Weshalb die Serie nicht woanders spielen könnte
Der Verweis auf den nordischen Gott Thor ist ähnlich subtil wie der Name „Edda“ als Anspielung auf die beiden in altisländischer Sprache verfassten Werke, die eine Art Sammlung der nordischen Mythen und Sagen darstellen. Natürlich ist der in der Edda prophezeite Weltuntergang Ragnarök, die letzte Schlacht zwischen den Riesen und den Göttern, auch gleich das Thema der ersten Unterrichtseinheit.

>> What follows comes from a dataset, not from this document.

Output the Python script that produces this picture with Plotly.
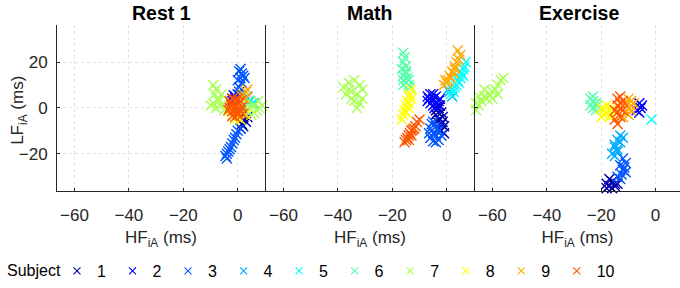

Magne, der sich zu diesem Zeitpunkt noch nicht darüber im Klaren ist, dass er die Kräfte einer alten germanischen Gottheit geerbt hat, interessiert sich auch mehr für die prosaische Version des Weltuntergangs: die Klimakatastrophe, die in der Schule das Gesprächsthema zur Mittagspause ist. Für das Land Norwegen wird ein weiterer Realbezug hergestellt, denn in den 70ern war das Provinz Vestland in Norwegen gelegene Sørfjord so stark von Schwermetallen verschmutzt, dass bis heute vom Verzehr einiger Fischarten abgeraten wird. Eine Verbindung zu diesen Vorfällen wird durch den Großkonzern Jutul Industries hergestellt, hinter dem sich auch der Bösewicht der Serie verbirgt.
Teenie-Drama mit Substanz
Abseits der mythologischen und aktuellen Bezüge ist Ragnarök vor allem ein Teenager-Drama. Das ist nötig, um Magne und Laurits auf ihre persönliche Heldenreise zu schicken. Eingebettet in einen Mordfall um eine nahestehende Person werden die Untersuchungen mit Fährte zu Jutul Industries schnell hergestellt und die eigentliche High School-Geschichte auf ein bedeutsameres Level aufgegleist. Wie in anderen europäischen Netflix-Produktionen setzt der Streamingdienst auch bei diesem Netflix Original auf einen heimischen Cast. Die norwegischen Schauspieler tragen zu der Authentizität bei, denn anders als viele andere Serien könnte Ragnarök eben nicht an jedem Ort der Welt erzählt werden und empfiehlt sich somit auch nicht als Kandidat für ein US-Remake.
Fazit
Ragnarök fühlt sich wahnsinnig frisch und als Puls der Zeit an. Man könnte sich vorstellen, dass auch die “Fridays for Future” hier thematisiert werden könnten, so präsent ist das Thema Klimaschutz. Und gleichzeitig fühlt es sich zu keinem Moment erdrückend an, denn Adam Prince ist das Kunststück gelungen, die Spannung vor allem durch das zu erzeugen, was unter der Oberfläche brodelt. Die Kombination aus Mystery, Umweltthriller und Coming-Of-Age ist durchaus reizvoller als man zunächst vermuten möchte und wird in der ersten Staffel ausgeklügelt aufbereitet. Die Vermutungen der Fangemeinde, dass hinter Laurits Loki stecken könnte, sind groß und werden wohl Dreh- und Angelpunkt der zweiten Staffel bilden.